In this, the third installment of “milestone” articles we’re publishing to celebrate our 25th anniversary, we shine the spotlight on the origins of our research and labour market work, specifically the development of the national Total Tourism Sector Employment report.
When Tourism HR Canada released the inaugural Total Tourism Sector Employment report in 1998, it published the most comprehensive report on Canada’s tourism labour force up to that time.
The report contained profiles for twenty occupations, six industry groups, and the entire tourism sector, all based on the 1996 census. It also contained an overview of tourism employment for 1997, drawing on labour force survey data, and projections of tourism-related employment to 2002 and 2005, using the Canadian Occupational Projection System (COPS). Due to its scope, the report and its subsequent editions became known as the report on Total Tourism Sector Employment (TTSE).
The development of the TTSE was made possible by the earlier creation of the Canadian Tourism Satellite Account. Historically, tourism faced difficulties being recognized as a sector because it emerged as an economic driver after the systems used to measure economic activity were already in place. While tourism has a long history, it started to become much more common in the 1950s, thanks to greater car ownership, the emergence of passenger jet travel, and Europe’s recovery following World War II.
The systems that measured economic activity included the components of tourism, such as hotels and recreation facilities, but they were scattered throughout other sectors of the economy. As tourism grew, the need to measure it as a discrete unit of economic activity also grew.
In 1991, resolutions adopted at the International Conference on Travel and Tourism Statistics, held in Ottawa, became the starting point of what would eventually become the United Nations World Tourism Organization’s Tourism Satellite Account Recommended Methodological Framework. The people working on this initiative were some of the brightest minds in the field. Even before they were adopted internationally, Canada was applying these measurements to its own systems of economic measurement. Twenty-nine tourism industries were identified within Canada’s System of National Accounts. This information could then be compiled to measure the tourism sector, as the framework could be applied to multiple datasets.
Tourism HR Canada continued to update and publish the TTSE as new data became available in 2004, 2005, and 2008. As aspects of the TTSE (such as the labour projections) became more refined, they evolved into their own projects and reports, including:
- Tourism labour supply and demand studies
- Demographic profiles of people working in tourism
- Labour force survey reports
None of this groundbreaking work would have been possible if not for the assistance of the federal government in supplying the funding to undertake this important work—work that continues to inform business and policy decisions aimed at growing Canada’s share of the global tourism dollar. Funding over the next three years will assist Tourism HR Canada to continue to collect, analyse, and disseminate timely and accurate labour market information needed by a diverse group of stakeholders.

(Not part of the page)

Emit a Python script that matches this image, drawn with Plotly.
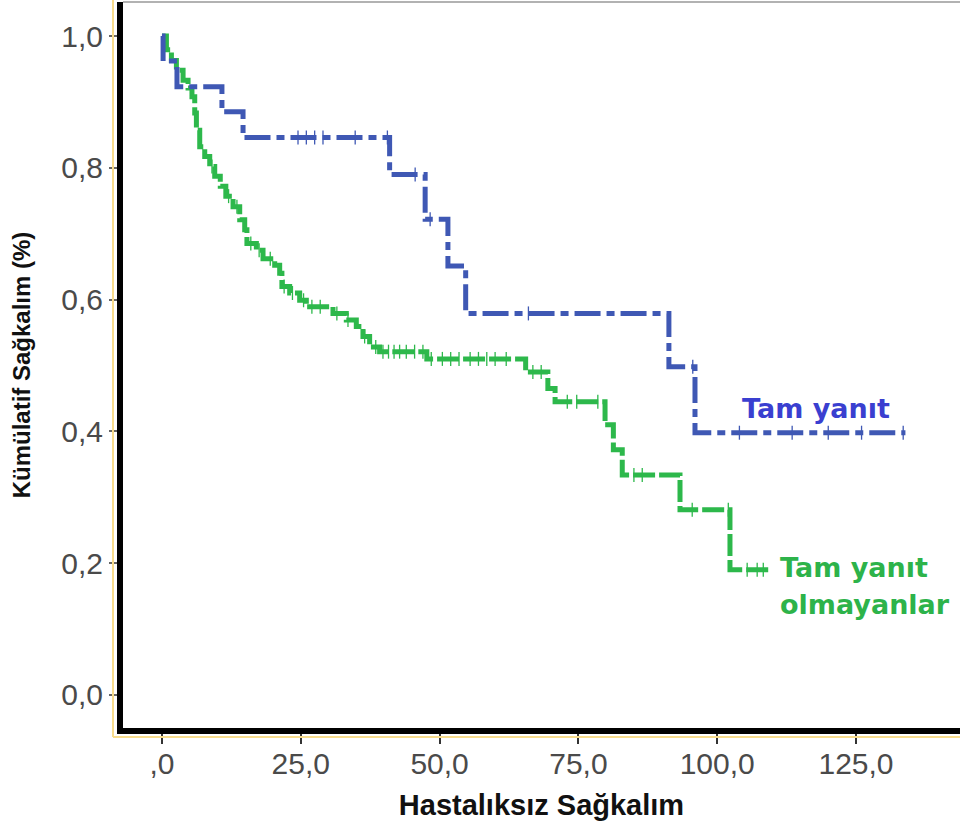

Our research has evolved with changes to the level and frequency of data released, such as the yearly labour force survey data morphing into monthly reports on employment and unemployment in the sector (see this month’s LFS update). Additionally, the census data that formed the core of the TTSE became the Who’s Working for You series of demographic profiles. The most recent series was published using 2011 census data—new versions featuring the just-released 2016 data are expected in the late spring of this year.